Kya Placide

Personal information
- Nationality: British (Welsh)
- Born: 5 October 2004 (age 21)
- Years active: c. 2022–present (sprinting) 2023–present (bobsleigh)

Sport
- Sport: Sprinting; Bobsleigh;
- Club: Cardiff Athletic Club

Medal record
Representing Great Britain
Bobsleigh World Cup
| Silver medal – second place | 2024 Lake Placid | 2-woman |

= Kya Placide =

Welsh bobsledder and sprinter

Kya Placide (born 5 October 2004) is a Welsh bobsledder and sprinter, who won the 2023–24 IBSF Bobsleigh European Cup competition in St. Moritz, and came second in a 2023–24 Bobsleigh World Cup event in Lake Placid, both alongside Adele Nicoll.

==Athletics career==
Placide competes in the 60 and 100 metres event for Cardiff Athletic Club. She was third in the 100 metres event at the 2022 Welsh Championships and the 60 metres event at the 2023 Welsh Indoor Championships, She also competed at the 2024 Welsh Athletics Championship. Placide has also competed in gymnastics.

==Bobsleigh career==
Placide took up bobsleigh in 2023 at the age of 19, having been invited by fellow Welsh athlete Adele Nicoll to try the sport.
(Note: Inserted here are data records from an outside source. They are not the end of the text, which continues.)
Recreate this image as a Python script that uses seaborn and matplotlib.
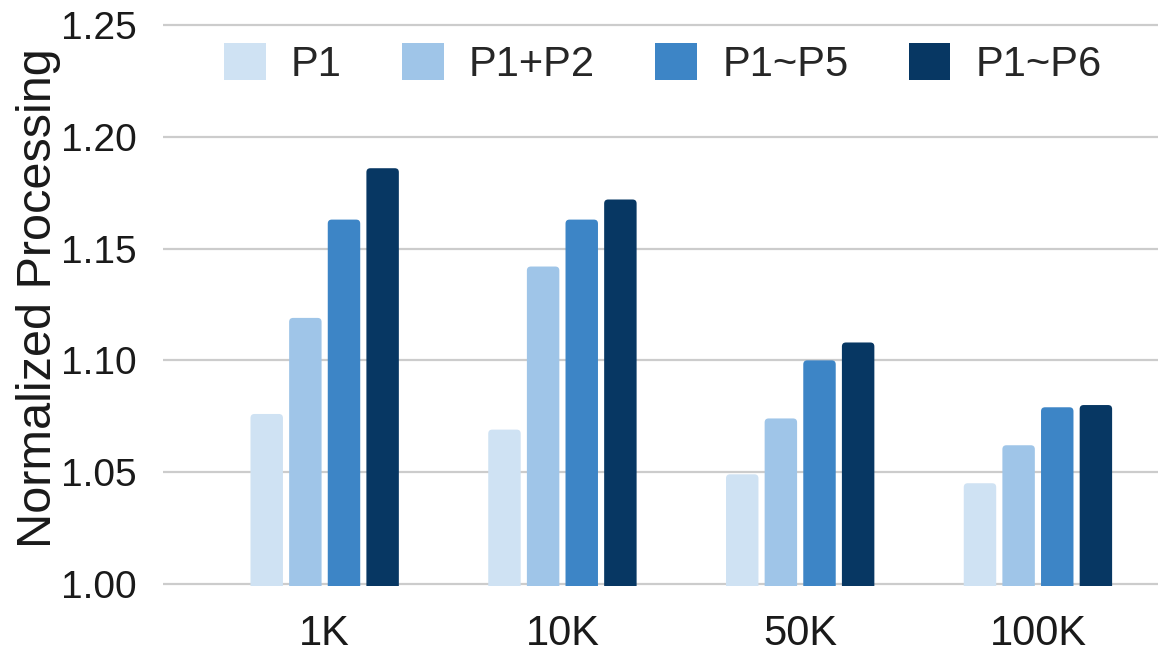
import matplotlib
matplotlib.use("Agg")
import matplotlib.pyplot as plt
from matplotlib.patches import FancyBboxPatch
import seaborn as sns
import pandas as pd

# Dataset sizes and pipeline variants
sizes = ["1K", "10K", "50K", "100K"]
variants = ["P1", "P1+P2", "P1~P5", "P1~P6"]

# Normalized processing per variant, one value per dataset size
p1 = [1.076, 1.069, 1.049, 1.045]
p1_p2 = [1.119, 1.142, 1.074, 1.062]
p1_p5 = [1.163, 1.163, 1.100, 1.079]
p1_p6 = [1.186, 1.172, 1.108, 1.080]

y_ticks = [1.00, 1.05, 1.10, 1.15, 1.20, 1.25]
palette = ["#cfe2f3", "#9fc5e8", "#3d85c6", "#073763"]

rows = []
for name, vals in zip(variants, [p1, p1_p2, p1_p5, p1_p6]):
    for s, v in zip(sizes, vals):
        rows.append({"size": s, "variant": name, "value": v})
df = pd.DataFrame(rows)

sns.set_theme(style="white")
plt.rcParams["font.family"] = ["Liberation Sans", "DejaVu Sans"]

W, H = 1162, 656
fig = plt.figure(figsize=(W / 100, H / 100), dpi=100)
ax_left, ax_right, ax_top, ax_bottom = 163, 1158, 23, 586
ax = fig.add_axes([ax_left / W, (H - ax_bottom) / H,
                   (ax_right - ax_left) / W, (ax_bottom - ax_top) / H])

sns.barplot(
    data=df, x="size", y="value", hue="variant",
    order=sizes, hue_order=variants, palette=palette,
    width=0.65, gap=0.16, saturation=1, linewidth=0, ax=ax,
)

ylim = (0.999, 1.251)
xlim = (-0.68, 3.505)
ax.set_ylim(*ylim)
ax.set_xlim(*xlim)

# Round the top corners of every bar (about 4 px radius)
px_x = (xlim[1] - xlim[0]) / (ax_right - ax_left)
px_y = (ylim[1] - ylim[0]) / (ax_bottom - ax_top)
radius = 4 * px_x
for bar in list(ax.patches):
    x, y = bar.get_x(), bar.get_y()
    w, h = bar.get_width(), bar.get_height()
    if w == 0 or h == 0:
        continue
    rounded = FancyBboxPatch(
        (x, y), w, h,
        boxstyle=f"round,pad=0,rounding_size={radius}",
        mutation_aspect=px_y / px_x,
        facecolor=bar.get_facecolor(), edgecolor="none", linewidth=0,
        zorder=bar.get_zorder(),
    )
    bar.set_visible(False)
    ax.add_patch(rounded)

ax.set_yticks(y_ticks)
ax.set_yticklabels([f"{t:.2f}" for t in y_ticks])
ax.yaxis.grid(True, color="#cccccc", linewidth=1.6)
ax.xaxis.grid(False)
ax.set_axisbelow(True)
for sp in ax.spines.values():
    sp.set_visible(False)

ax.tick_params(axis="y", length=0, pad=19, labelsize=28, labelcolor="#1a1a1a")
ax.tick_params(axis="x", length=0, pad=20, labelsize=30, labelcolor="#1a1a1a")
ax.set_xlabel("")
ax.set_ylabel("Normalized Processing", fontsize=35, color="#1a1a1a")
ax.yaxis.set_label_coords(-0.1025, 0.512)

handles, labels = ax.get_legend_handles_labels()
ax.legend(
    handles, labels, loc="center", ncol=4, frameon=False,
    bbox_to_anchor=(663 / W, 1 - 64 / H), bbox_transform=fig.transFigure,
    fontsize=30, handlelength=1.0, handleheight=1.0,
    handletextpad=0.6, columnspacing=1.45,
)

fig.savefig("out.png", dpi=100, facecolor="white")
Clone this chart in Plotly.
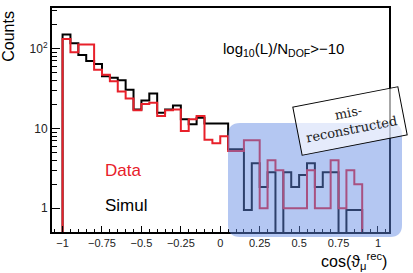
import plotly.graph_objects as go

# ---- data ----
bin_edges_lo = -1.0
bin_width = 0.05
n_bins = 40

data_counts = [132, 90, 113, 113, 54.5, 47, 39, 29, 23.7, 16.9,
               20.3, 20.9, 14.3, 16.9, 17.3, 9.3, 13, 14.3, 7.2, 6.5,
               8, 5.2, 5.2, 7.1, 7.1, 1, 4, 3, 1, 1,
               1, 3, 1, 1, 4, 1, 3, 2, 0, 0]
simul_counts = [150, 117, 83, 70, 64, 45, 43, 40, 30.6, 17.3,
                22.4, 27.4, 15.7, 17.3, 19.4, 13, 11.3, 13.6, 11.5, 11.5,
                11.5, 5.5, 5.5, 0.95, 3.66, 1.84, 2.83, 0, 2.83, 1.84,
                2.6, 3.66, 1.84, 2.83, 2.83, 0, 0.95, 0.95, 0, 0]

x_tick_vals = [-1, -0.75, -0.5, -0.25, 0, 0.25, 0.5, 0.75, 1]
x_tick_text = ["\u22121", "\u22120.75", "\u22120.5", "\u22120.25", "0", "0.25", "0.5", "0.75", "1"]
y_tick_vals = [1, 10, 100]
y_tick_text = ["1", "10", "10<sup>2</sup>"]

FLOOR = 0.01  # below visible range for empty bins on log scale


def step_xy(counts):
    edges = [bin_edges_lo + i * bin_width for i in range(n_bins + 1)]
    ys = [c if c > 0 else FLOOR for c in counts]
    xs = [edges[0]] + edges + [edges[-1]]
    yv = [FLOOR] + ys + [ys[-1], FLOOR]
    return xs, yv


fig = go.Figure()
sx, sy = step_xy(simul_counts)
fig.add_trace(go.Scatter(x=sx, y=sy, mode="lines", line=dict(color="black", width=2, shape="hv"),
                         hoverinfo="skip", showlegend=False))
dx, dy = step_xy(data_counts)
fig.add_trace(go.Scatter(x=dx, y=dy, mode="lines", line=dict(color="#e8202a", width=2, shape="hv"),
                         hoverinfo="skip", showlegend=False))

W, H = 413, 273
L, R, T, B = 52, 389, 6, 232


def px(x):
    return (x - L) / (R - L)


def py(y):
    return (B - y) / (B - T)


# highlighted rounded region
x0, x1 = px(228), px(402)
y0, y1 = py(237), py(122)
r = 12
rx, ry = r / (R - L), r / (B - T)
path = (f"M {x0+rx},{y1} L {x1-rx},{y1} Q {x1},{y1} {x1},{y1-ry} "
        f"L {x1},{y0+ry} Q {x1},{y0} {x1-rx},{y0} L {x0+rx},{y0} "
        f"Q {x0},{y0} {x0},{y0+ry} L {x0},{y1-ry} Q {x0},{y1} {x0+rx},{y1} Z")
fig.add_shape(type="path", path=path, xref="paper", yref="paper",
              fillcolor="rgba(95,135,228,0.47)", line=dict(width=0), layer="above")

sans = "Liberation Sans"
ann = []
ann.append(dict(x=px(221), y=py(48), xref="paper", yref="paper", xanchor="left", yanchor="middle",
                text="log<sub>10</sub>(L)/N<sub>DOF</sub>>\u221210", showarrow=False,
                font=dict(family=sans, size=15, color="black")))
ann.append(dict(x=px(103), y=py(170), xref="paper", yref="paper", xanchor="left", yanchor="middle",
                text="Data", showarrow=False, font=dict(family=sans, size=17, color="#e8202a")))
ann.append(dict(x=px(103), y=py(205), xref="paper", yref="paper", xanchor="left", yanchor="middle",
                text="Simul", showarrow=False, font=dict(family=sans, size=17, color="black")))
ann.append(dict(x=px(9), y=py(35), xref="paper", yref="paper", xanchor="center", yanchor="middle",
                text="Counts", textangle=-90, showarrow=False, font=dict(family=sans, size=16, color="black")))
ann.append(dict(x=px(389), y=py(261), xref="paper", yref="paper", xanchor="right", yanchor="middle",
                text="cos(\u03d1<sub>\u03bc</sub><sup>rec</sup>)", showarrow=False,
                font=dict(family=sans, size=16, color="black")))
ann.append(dict(x=px(350), y=py(120), xref="paper", yref="paper", xanchor="center", yanchor="middle",
                text="mis-<br>reconstructed", textangle=-11, showarrow=False,
                width=104, height=46, bordercolor="black", borderwidth=1, borderpad=1,
                bgcolor="rgba(255,255,255,0.65)",
                font=dict(family="DejaVu Serif", size=13, color="#222")))

fig.update_layout(
    width=W, height=H,
    margin=dict(l=L, r=W - R, t=T, b=H - B),
    paper_bgcolor="white", plot_bgcolor="white",
    annotations=ann,
    xaxis=dict(range=[-1.067, 1.07], tickvals=x_tick_vals, ticktext=x_tick_text,
               ticks="inside", ticklen=6, tickwidth=1, tickcolor="black",
               minor=dict(dtick=0.05, tick0=0, ticks="inside", ticklen=3, tickcolor="black"),
               showline=True, linewidth=2, linecolor="black", mirror=True,
               showgrid=False, zeroline=False,
               tickfont=dict(family=sans, size=11, color="#222")),
    yaxis=dict(type="log", range=[-0.298, 2.509], tickvals=y_tick_vals, ticktext=y_tick_text,
               ticks="inside", ticklen=8, tickwidth=1, tickcolor="black",
               minor=dict(tickvals=[2, 3, 4, 5, 6, 7, 8, 9, 20, 30, 40, 50, 60, 70, 80, 90, 200, 300],
                          ticks="inside", ticklen=5, tickcolor="black"),
               showline=True, linewidth=2, linecolor="black", mirror=True,
               showgrid=False, zeroline=False,
               tickfont=dict(family=sans, size=12, color="#222")),
)

fig.write_html("out.html", config={"displayModeBar": False},
               post_script="document.body.style.margin='0px';document.body.style.overflow='hidden';")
Placide made her international debut alongside Nicoll in December 2023 at the 2023–24 IBSF Bobsleigh European Cup events in Lillehammer, Norway. The pair finished third overall in the first event, and fifth in the second event. She made her Bobsleigh World Cup debut that month in Igls, alongside Nikki McSweeney. At the 2023–24 IBSF Bobsleigh European Cup in St. Moritz, Placide and Nicoll won the 2-women bobsleigh event. At the 2023–24 Bobsleigh World Cup event in Lake Placid, US, Placide and Nicoll finished second in the 2-women bobsleigh event. At the IBSF World Championships 2024, Placide and Nicoll finished 11th overall.

Placide was the travelling reserve for the British 2-women bobsleigh team at the 2026 Winter Olympics; Adele Nicoll and Ashleigh Nelson were selected for the event.